On their 2023 debut in/out, the band seemed to conjure up the digital consciousness of a world that’s lived in the palm of our hands. The music sprung from the polluted cobalt mines of the Congo to the sweat-shop assembly lines of Zhengzhou city in China to finally end up in a posh, sterilized Apple Store on Fifth Avenue. The music on their debut album represented the process—an amalgamation of sweat, poverty, greenhouse gases and the uncontrolled opulence of capitalism. And yet, in/out still acknowledged our quest for human communication.
On their new album come back down, Luna Kupper and Ash Richter crawl into the mechanisms of that same handheld device, traveling through the motherboard of Gen Z existence. The album lacks the organic moments of in/out and instead offers an abrasive, disturbing treatise on being literal slaves to our digital masters.
It starts off innocently enough. The Slint-like guitars of “in my head” creep through the undergrowth of a wetland forest, serpentine and reptilian. Guitars grow into a shimmering glory, easing into a crescendo of ominous portents before dropping back down. The vocals are wisps of ideas, barely audible over the gently-picked guitars. By contrast, the follow-up song “peaches” offers the first hint of My Bloody Valentine–style guitars. The song lingers underwater, slithers of light glimmering through the whitecaps of waves. Slightly off-kilter and dissonant, the snap of the snare drum punctuates the noise with an insistent clatter, a bubble rising to the surface.
The interstitial dial-up energy of “internetsupermagazine” ushers in the glitchy, electronic breakbeat of “naoisa,” a song that exists in the realm of zeroes and ones, a computer code struggling to find its own grasp on organic reality. This song—and others that total wife compose—exist in a digital universe, as if the phones that Gen Z have been inextricably tied to are trying to communicate to them out of a sense of desperation: ‘LOOK UP’, they seem to implore, ‘AND EMBRACE THE LIVING BREATHING WORLD AROUND YOU!’
“second spring” is the first song on the album that comes as close to a ‘single’ as you can get. Like ‘peaches’ the song has guitars that twist and swell around a simple three-note melody played on the keyboard. Vocals drift like smoke from a swamp-fire, casting the song in a hallucinatory haze of hope. The outro is a noisy, distorted explosion before transitioning to “still asleep”, which acts as a counterpart to “second spring”. Clean guitars echo over dry, organic-sounding drums, while heavily affected distortion lends the song a surprising earnestness. It’s a joyous, playful tune, with a compelling Pavement-like outro. Kupper and Richter, the motherboard of total wife, are at their best when they get adventurous, as their exploration of electronic sounds are unique and terrifying in their own right.
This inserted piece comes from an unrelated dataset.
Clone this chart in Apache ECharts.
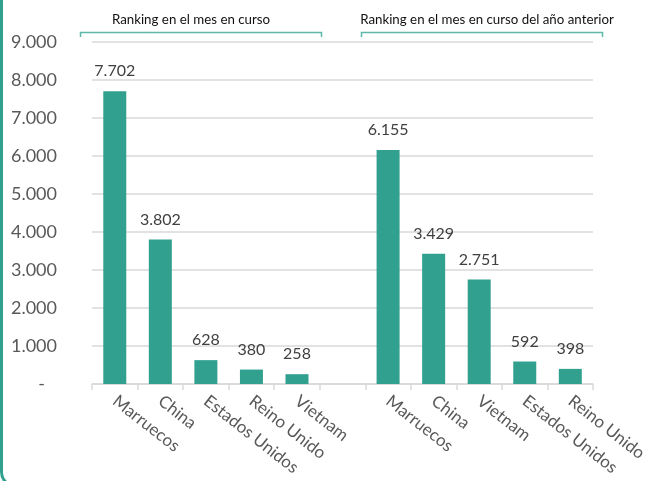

“chloe” is a blur of chaotic guitars and Beck-like percussion. total wife’s shoegaze is less about social-paralysis fueled by anxiety and more about boots splattered in the blood of your enemy. Regardless, both are fueled by copious amounts of SSRIs and oxycontin. In the liner notes, Luna Kupper references “Twin Peaks”, and the music of total wife definitely exists in a Lynch-ian world filtered through psychedelics and insomnia. “chloe” is a great example of this homage at work.
“ofersi13” is a summation of all the songs that came before it. According to the band:
‘Kupper sold all of her synths to make rent before she started working on the album, and so every inorganic sound is instead built from samples of the band’s own work. A guitar on one song may be reprocessed and used as a synth on the next, while everywhere on the album vocal samples are taken from a single unreleased cover of Elliott Smith’s “Between the Bars.” In tribute to this process, the album was almost named The Julia Set after the mathematical equation which feeds into itself again and again, creating beautiful fractal images. The intention was to create something complex but accessible; experimental, yet precise and without abstraction.’
“ofersi13” is an industrial explosion of abrasive, angry fractal noises—the sound of a super-computer blasted to bits by high-frequency radiation. Callous, uncaring, and horrifying, it’s an apt penultimate track for an album that seems to collapse under its own weight.
The last song was the single that turned me on to the band. “make it last” is a blast of shoegaze power, looking down to make sure they can pick up all the shotgun shells they’ve fired off. Aggressive and confident, “make it last” takes the best noise of My Bloody Valentine and packages it for a new, smaller generation. It’s a song that’s made to fit the six-inch screen of a phone, existing as another reel scrolled through in the incessant quest for a fulfillment that will never come.
come back down is asking a generation to move from the digital to the analog, to find room in the organic fractals of their lives for connection and fulfillment. Every generation has sought a life that feels complete and connected, yet today’s world is as fractured as it has ever been. total wife is the sound of the phone screen shattering, a battery on two percent, and a Tik Tok channel getting banned. And yet, they’ve also found room to understand that as long as we wander through this world as flesh and blood, interacting with the aura of life that permeates this great ball of rock and gas, there’s always a chance that we’ll find what we want and what we need.